<<<<

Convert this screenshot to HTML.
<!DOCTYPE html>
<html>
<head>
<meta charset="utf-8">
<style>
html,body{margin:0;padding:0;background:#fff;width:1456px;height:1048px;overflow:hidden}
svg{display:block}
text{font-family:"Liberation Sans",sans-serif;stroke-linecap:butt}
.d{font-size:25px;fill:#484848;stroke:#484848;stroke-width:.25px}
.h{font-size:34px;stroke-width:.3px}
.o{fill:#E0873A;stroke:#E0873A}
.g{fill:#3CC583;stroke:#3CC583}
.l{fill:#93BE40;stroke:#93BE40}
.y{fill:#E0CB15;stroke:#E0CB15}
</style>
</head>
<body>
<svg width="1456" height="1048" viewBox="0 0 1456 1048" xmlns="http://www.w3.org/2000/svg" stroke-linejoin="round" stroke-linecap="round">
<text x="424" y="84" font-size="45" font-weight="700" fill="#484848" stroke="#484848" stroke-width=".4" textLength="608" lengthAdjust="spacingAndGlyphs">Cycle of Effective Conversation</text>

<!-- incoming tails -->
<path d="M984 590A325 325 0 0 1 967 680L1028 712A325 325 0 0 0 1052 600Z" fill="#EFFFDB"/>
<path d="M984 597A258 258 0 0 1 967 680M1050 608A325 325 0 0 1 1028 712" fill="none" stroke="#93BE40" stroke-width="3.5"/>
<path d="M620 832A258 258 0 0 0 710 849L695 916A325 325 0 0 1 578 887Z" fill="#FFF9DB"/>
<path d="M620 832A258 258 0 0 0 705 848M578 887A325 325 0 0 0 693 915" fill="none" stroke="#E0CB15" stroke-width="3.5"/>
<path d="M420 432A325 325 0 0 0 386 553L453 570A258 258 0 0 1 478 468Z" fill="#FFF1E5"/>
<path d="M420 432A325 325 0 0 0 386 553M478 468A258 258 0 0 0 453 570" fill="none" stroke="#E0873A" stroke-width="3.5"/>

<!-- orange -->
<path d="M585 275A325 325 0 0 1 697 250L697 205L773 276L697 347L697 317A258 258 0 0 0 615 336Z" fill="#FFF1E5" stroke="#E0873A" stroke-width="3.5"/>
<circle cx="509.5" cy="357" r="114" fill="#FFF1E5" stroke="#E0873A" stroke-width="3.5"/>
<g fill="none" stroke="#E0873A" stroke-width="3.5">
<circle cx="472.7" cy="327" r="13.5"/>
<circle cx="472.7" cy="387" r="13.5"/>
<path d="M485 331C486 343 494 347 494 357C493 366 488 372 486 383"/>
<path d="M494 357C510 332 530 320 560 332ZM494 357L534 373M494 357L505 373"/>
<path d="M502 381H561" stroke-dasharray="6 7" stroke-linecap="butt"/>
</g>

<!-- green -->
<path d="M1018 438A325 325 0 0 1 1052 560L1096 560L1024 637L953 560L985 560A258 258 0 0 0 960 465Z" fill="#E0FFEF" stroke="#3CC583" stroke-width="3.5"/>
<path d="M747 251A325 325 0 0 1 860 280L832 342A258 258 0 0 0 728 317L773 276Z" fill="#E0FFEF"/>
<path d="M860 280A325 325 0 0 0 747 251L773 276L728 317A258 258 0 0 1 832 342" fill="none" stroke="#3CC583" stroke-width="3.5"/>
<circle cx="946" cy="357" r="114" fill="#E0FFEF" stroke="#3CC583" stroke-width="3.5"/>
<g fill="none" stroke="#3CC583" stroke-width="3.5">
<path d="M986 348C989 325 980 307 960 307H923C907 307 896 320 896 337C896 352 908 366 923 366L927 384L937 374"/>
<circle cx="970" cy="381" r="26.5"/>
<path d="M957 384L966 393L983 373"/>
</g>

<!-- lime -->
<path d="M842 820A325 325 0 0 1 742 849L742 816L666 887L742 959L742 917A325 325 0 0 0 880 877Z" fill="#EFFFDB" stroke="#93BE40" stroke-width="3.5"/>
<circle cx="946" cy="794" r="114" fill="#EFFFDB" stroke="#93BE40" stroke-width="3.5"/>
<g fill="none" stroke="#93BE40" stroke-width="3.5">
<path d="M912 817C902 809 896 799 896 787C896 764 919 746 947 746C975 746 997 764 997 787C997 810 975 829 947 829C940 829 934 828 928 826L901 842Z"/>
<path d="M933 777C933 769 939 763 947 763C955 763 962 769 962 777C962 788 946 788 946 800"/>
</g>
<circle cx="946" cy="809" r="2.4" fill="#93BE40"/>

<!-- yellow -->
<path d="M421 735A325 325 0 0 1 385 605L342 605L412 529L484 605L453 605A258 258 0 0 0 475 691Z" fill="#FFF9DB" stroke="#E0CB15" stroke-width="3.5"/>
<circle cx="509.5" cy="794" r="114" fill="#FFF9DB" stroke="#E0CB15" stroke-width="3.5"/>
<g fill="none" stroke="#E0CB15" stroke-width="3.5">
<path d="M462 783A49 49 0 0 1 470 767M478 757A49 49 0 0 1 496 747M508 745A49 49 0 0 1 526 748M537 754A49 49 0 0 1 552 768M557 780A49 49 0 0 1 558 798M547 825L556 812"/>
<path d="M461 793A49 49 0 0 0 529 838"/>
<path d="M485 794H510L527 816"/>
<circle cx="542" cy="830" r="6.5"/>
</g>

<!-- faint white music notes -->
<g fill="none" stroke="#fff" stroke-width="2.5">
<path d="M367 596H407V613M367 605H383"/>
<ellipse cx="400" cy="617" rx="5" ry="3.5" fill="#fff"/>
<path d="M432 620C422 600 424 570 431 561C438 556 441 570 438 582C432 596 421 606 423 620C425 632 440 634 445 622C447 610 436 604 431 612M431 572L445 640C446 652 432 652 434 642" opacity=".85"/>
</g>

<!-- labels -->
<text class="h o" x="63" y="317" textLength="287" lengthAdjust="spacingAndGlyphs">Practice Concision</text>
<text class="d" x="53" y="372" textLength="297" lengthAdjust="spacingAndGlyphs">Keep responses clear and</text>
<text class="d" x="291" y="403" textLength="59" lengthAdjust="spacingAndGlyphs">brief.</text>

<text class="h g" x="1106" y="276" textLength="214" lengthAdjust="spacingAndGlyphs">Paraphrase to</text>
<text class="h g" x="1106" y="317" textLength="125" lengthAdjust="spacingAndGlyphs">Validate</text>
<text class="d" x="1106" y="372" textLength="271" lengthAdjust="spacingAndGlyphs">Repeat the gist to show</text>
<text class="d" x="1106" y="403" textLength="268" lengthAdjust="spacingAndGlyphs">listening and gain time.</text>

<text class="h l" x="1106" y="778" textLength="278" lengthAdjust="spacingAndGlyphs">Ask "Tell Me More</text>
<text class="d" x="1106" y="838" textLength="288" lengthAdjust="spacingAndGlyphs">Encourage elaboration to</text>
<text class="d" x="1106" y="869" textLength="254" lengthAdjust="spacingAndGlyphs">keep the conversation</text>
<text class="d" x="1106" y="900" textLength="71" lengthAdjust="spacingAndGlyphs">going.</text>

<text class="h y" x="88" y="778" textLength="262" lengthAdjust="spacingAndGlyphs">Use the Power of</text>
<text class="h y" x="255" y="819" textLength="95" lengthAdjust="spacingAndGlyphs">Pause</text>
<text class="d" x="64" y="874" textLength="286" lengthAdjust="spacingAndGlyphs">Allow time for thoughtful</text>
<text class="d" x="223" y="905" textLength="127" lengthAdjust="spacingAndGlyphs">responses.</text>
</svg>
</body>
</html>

>>>>

**Problem requirements:**
Using the data above, restate word for word the lines from its opening line through the line that contains "0 386 553M478", and no more.

**Output for this exercise:**
Convert this screenshot to HTML.
<!DOCTYPE html>
<html>
<head>
<meta charset="utf-8">
<style>
html,body{margin:0;padding:0;background:#fff;width:1456px;height:1048px;overflow:hidden}
svg{display:block}
text{font-family:"Liberation Sans",sans-serif;stroke-linecap:butt}
.d{font-size:25px;fill:#484848;stroke:#484848;stroke-width:.25px}
.h{font-size:34px;stroke-width:.3px}
.o{fill:#E0873A;stroke:#E0873A}
.g{fill:#3CC583;stroke:#3CC583}
.l{fill:#93BE40;stroke:#93BE40}
.y{fill:#E0CB15;stroke:#E0CB15}
</style>
</head>
<body>
<svg width="1456" height="1048" viewBox="0 0 1456 1048" xmlns="http://www.w3.org/2000/svg" stroke-linejoin="round" stroke-linecap="round">
<text x="424" y="84" font-size="45" font-weight="700" fill="#484848" stroke="#484848" stroke-width=".4" textLength="608" lengthAdjust="spacingAndGlyphs">Cycle of Effective Conversation</text>

<!-- incoming tails -->
<path d="M984 590A325 325 0 0 1 967 680L1028 712A325 325 0 0 0 1052 600Z" fill="#EFFFDB"/>
<path d="M984 597A258 258 0 0 1 967 680M1050 608A325 325 0 0 1 1028 712" fill="none" stroke="#93BE40" stroke-width="3.5"/>
<path d="M620 832A258 258 0 0 0 710 849L695 916A325 325 0 0 1 578 887Z" fill="#FFF9DB"/>
<path d="M620 832A258 258 0 0 0 705 848M578 887A325 325 0 0 0 693 915" fill="none" stroke="#E0CB15" stroke-width="3.5"/>
<path d="M420 432A325 325 0 0 0 386 553L453 570A258 258 0 0 1 478 468Z" fill="#FFF1E5"/>
<path d="M420 432A325 325 0 0 0 386 553M478 468A258 258 0 0 0 453 570" fill="none" stroke="#E0873A" stroke-width="3.5"/>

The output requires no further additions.